A more recent example of a pitcher the Guardians have had make this change is Tanner Bibee. Bibee is also a great example of how it’s not the distance the arm travels in the swing but the distance of the hand from the body that matters. Notice how in the footage from his time in college his hand goes more towards second base with a pronated wrist position whereas now it ends up slightly supinated right next to his back knee as he transitions into the throw.

(The footage of Bibee in college is low quality enough that I figured video would be better than a still image to illustrate the point)

Tanner made some absolutely massive jumps in velocity and all around stuff once he got into the Guardians system, and while it isn’t the only adjustment they made tightening up his arm action into a more efficient motion certainly played a role in that. This isn’t to say that a longer arm action is bad, however I would argue that it’s easier to be consistent and repeatable with a shorter arm action. Repeatability in mechanics is absolutely critical and I’d argue the #1 thing the Guardians focus on with pitchers.

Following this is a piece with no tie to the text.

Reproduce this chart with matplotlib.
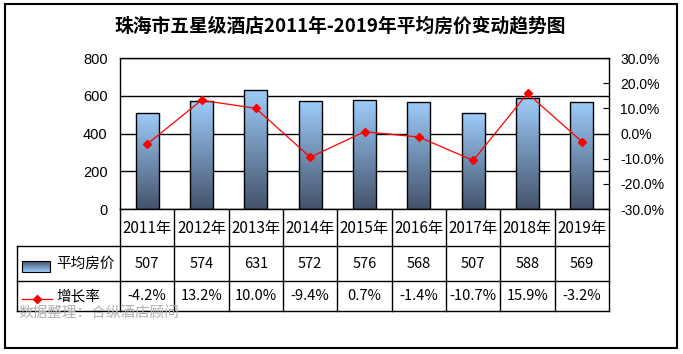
"""
珠海市五星级酒店 2011-2019 平均房价与增长率（柱状图 + 折线 + 数据表）。
"""
import numpy as np
import matplotlib
matplotlib.use("Agg")
import matplotlib.pyplot as plt
from matplotlib.colors import LinearSegmentedColormap
from matplotlib.patches import Rectangle

plt.rcParams["font.family"] = ["Noto Sans CJK SC", "DejaVu Sans"]

years = ["2011年", "2012年", "2013年", "2014年", "2015年", "2016年", "2017年", "2018年", "2019年"]
price = [507, 574, 631, 572, 576, 568, 507, 588, 569]
growth = [-4.2, 13.2, 10.0, -9.4, 0.7, -1.4, -10.7, 15.9, -3.2]

W, H = 683, 354
# 绘图区像素位置
PX_L, PX_R, PX_T, PX_B = 120, 609, 58, 209
ROW1, ROW2, ROW3 = 246, 281, 311
TBL_L = 17

grad = LinearSegmentedColormap.from_list("bar", ["#44526b", "#9DCCFA"])
gimg = np.linspace(0, 1, 256).reshape(-1, 1)

fig = plt.figure(figsize=(W / 100, H / 100), dpi=100)

ax = fig.add_axes([PX_L / W, 1 - PX_B / H, (PX_R - PX_L) / W, (PX_B - PX_T) / H])
x = np.arange(len(years))
bars = ax.bar(x, price, width=0.42, facecolor="none", edgecolor="black", linewidth=1, zorder=3)
for b in bars:
    im = ax.imshow(gimg, cmap=grad, aspect="auto", origin="lower",
                   extent=(b.get_x(), b.get_x() + b.get_width(), 0, b.get_height()), zorder=2)
    im.set_clip_path(b)
ax.set_xlim(-0.5, len(years) - 0.5)
ax.set_ylim(0, 800)
ax.set_yticks([0, 200, 400, 600, 800])
ax.set_xticks([])
ax.tick_params(axis="y", length=0, pad=9, labelsize=10.5)
for lab in ax.get_yticklabels():
    lab.set_fontfamily(["Liberation Sans"])
ax.grid(axis="y", color="black", linewidth=1)
ax.set_axisbelow(True)
for s in ax.spines.values():
    s.set_color("black")
    s.set_linewidth(1)

ax2 = ax.twinx()
ax2.plot(x, np.array(growth) / 100, color="red", linewidth=0.9, marker="D", markersize=4, zorder=5)
ax2.set_ylim(-0.3, 0.3)
ax2.set_yticks(np.arange(-0.3, 0.31, 0.1))
ax2.set_yticklabels([f"{v * 100:.1f}%" for v in np.arange(-0.3, 0.31, 0.1)])
ax2.tick_params(axis="y", direction="in", length=4, pad=8, labelsize=10, color="black")
for lab in ax2.get_yticklabels():
    lab.set_fontfamily(["Liberation Sans"])
for s in ax2.spines.values():
    s.set_visible(False)

# 数据表与外框，像素坐标
ov = fig.add_axes([0, 0, 1, 1], zorder=-1)
ov.add_patch(Rectangle((5, 4), 672, 344, fill=False, edgecolor="black", linewidth=1.5))

cw = (PX_R - PX_L) / len(years)
lk = dict(color="black", linewidth=1)
for i in range(len(years) + 1):
    xe = PX_L + i * cw
    ov.plot([xe, xe], [PX_B, ROW3], **lk)
ov.plot([TBL_L, TBL_L], [ROW1, ROW3], **lk)
for yy in (ROW1, ROW2, ROW3):
    ov.plot([TBL_L, PX_R], [yy, yy], **lk)

for i, yr in enumerate(years):
    cx = PX_L + (i + 0.5) * cw
    ov.text(cx, (PX_B + ROW1) / 2 + 1, yr, ha="center", va="center", fontsize=11)
    ov.text(cx, (ROW1 + ROW2) / 2, f"{price[i]}", ha="center", va="center", fontsize=10.5)
    ov.text(cx, (ROW2 + ROW3) / 2, f"{growth[i]:.1f}%", ha="center", va="center", fontsize=10.5)

# 图例
ov.imshow(gimg, cmap=grad, aspect="auto", origin="upper", extent=(22, 50, 272, 261), zorder=2)
ov.add_patch(Rectangle((22, 261), 28, 11, fill=False, edgecolor="black", linewidth=0.8, zorder=3))
ov.text(56, (ROW1 + ROW2) / 2, "平均房价", ha="left", va="center", fontsize=10.5)
ov.plot([22, 52], [299, 299], color="red", linewidth=0.9)
ov.plot([37], [299], marker="D", color="red", markersize=4)
ov.text(56, (ROW2 + ROW3) / 2, "增长率", ha="left", va="center", fontsize=10.5)

ov.text(18, 313, "数据整理：合纵酒店顾问", ha="left", va="center", fontsize=10.5, color="#b0b0b0")

ov.set_xlim(0, W)
ov.set_ylim(H, 0)
ov.axis("off")

fig.text(340 / W, 1 - 26 / H, "珠海市五星级酒店2011年-2019年平均房价变动趋势图",
         ha="center", va="center", fontsize=13.5, fontweight="bold")

fig.savefig("out.png", dpi=100)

So what does this mean for Lively? Well I’m obviously not privy to the conversations the Guardians pitching dev staff is having with him, but I highly suspect that you’ll see him come into spring training with a shorter arm action. If he does it’s not unreasonable to think he could gain 1-2 MPH on the fastball and more consistency on his breaking stuff. Is this signing going to turn us into immediate World Series favorites? No, probably not. Is Lively going to make these adjustments and suddenly turn into a Cy Young candidate? Also no, but this is a savvy move to pick up a guy whose mechanical deficiencies line up well with the areas you’re proficient at teaching, and it’s not unreasonable to think that they could turn him into a reliable back of the rotation guy who has a great night here and there.

I personally really like the signing and while I’d certainly like to see them address the lineup, getting wins in moves like this are where small market teams like Cleveland make a living.